Representations, Warranties, Covenants and Agreements of the Company. The Company represents and warrants to, and
covenants and agrees with, the Secured Party as follows:

(a)               
The Company has the requisite corporate power and authority to enter into this Agreement and otherwise to carry out its
obligations thereunder. The execution, delivery and performance by the Company of this Agreement and the filings contemplated therein
have been duly authorized by all necessary action on the part of the Company and no further action is required by the Company.
This Agreement constitutes a legal, valid and binding obligation of the Company enforceable in accordance with its terms, except
as enforceability may be limited by bankruptcy, insolvency, reorganization, moratorium or similar laws affecting the enforcement
of creditor’s rights generally.

(b)              
The Company represents and warrants that it has no place of business or offices where its respective books of account and
records are kept (other than temporarily at the offices of its attorneys or accountants) or places where Collateral is stored or
located, except as set forth on Schedule A attached hereto;

(c)               
The Company shall at all times maintain its books of account and records relating to the Collateral at its principal place
of business and its Collateral at the locations set forth on Schedule A attached hereto and may not relocate such books
of account and records or tangible Collateral unless it delivers to the Secured Party at least 30 days prior to such relocation
(i) written notice of such relocation and the new location thereof (which must be within the United States) and (ii) evidence
that appropriate financing statements and other necessary documents have been filed and recorded and other steps have been taken
to perfect the Security Interest to create in favor of the Secured Party valid, perfected and continuing first priority liens in
the Collateral.

(d)              
This Agreement creates in favor of the Secured Party a valid security interest in the Collateral securing the payment and
performance of the Obligations and, upon making the filings described in the immediately following sentence, a security interest
in such Collateral subject to existing liens.
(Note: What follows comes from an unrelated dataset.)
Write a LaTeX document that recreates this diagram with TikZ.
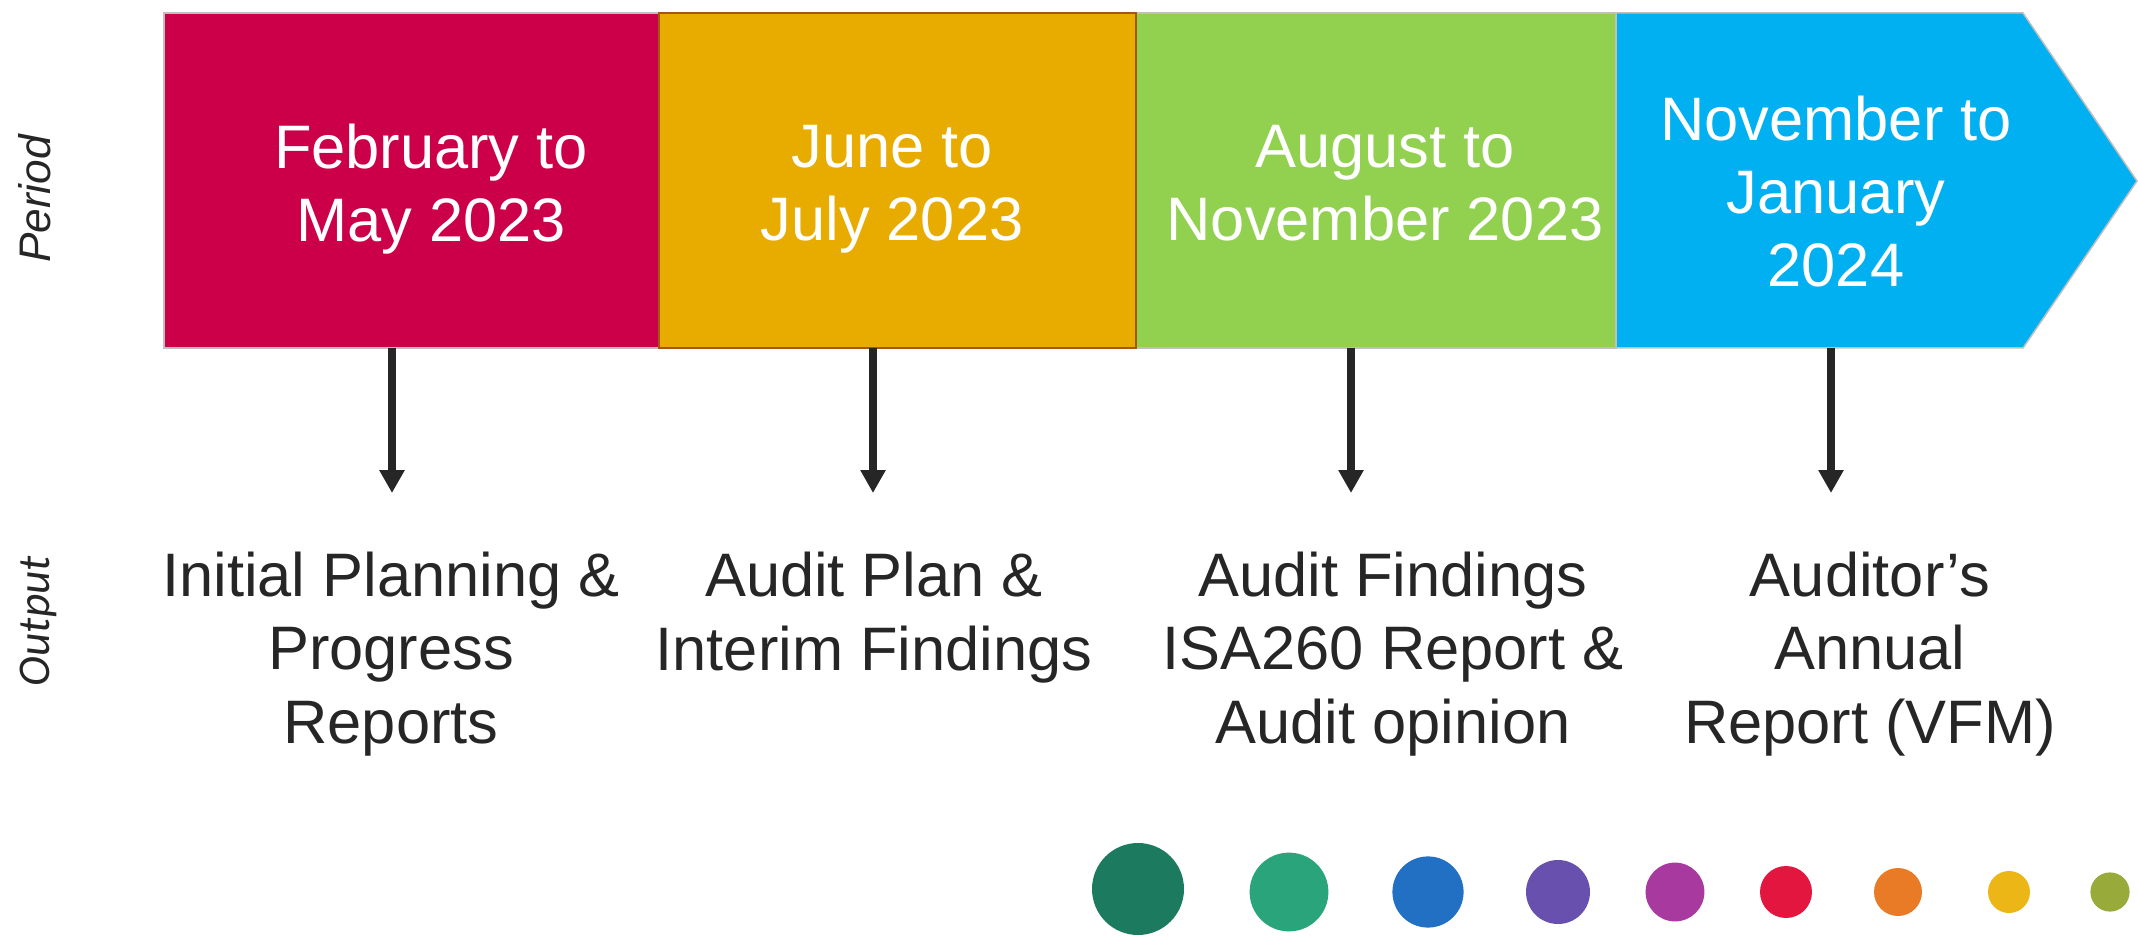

Except for the filing of financing statements on Form-1 under the UCC with the jurisdictions
indicated on Schedule A, attached hereto, no authorization or approval of or filing with or notice to any governmental authority
or regulatory body is required either (i) for the grant by the Company of, or the effectiveness of, the Security Interest
granted hereby or for the execution, delivery and performance of this Agreement by the Company or (ii) for the perfection
of or exercise by the Secured Party of its rights and remedies hereunder.

(e)               
The execution, delivery and performance of this Agreement does not conflict with or cause a breach or default, or an event
that with or without the passage of time or notice, shall constitute a breach or default, under any agreement to which the Company
is a party or by which the Company is bound. No consent (including, without limitation, from stock holders or creditors of the
Company) is required for the Company to enter into and perform its obligations hereunder.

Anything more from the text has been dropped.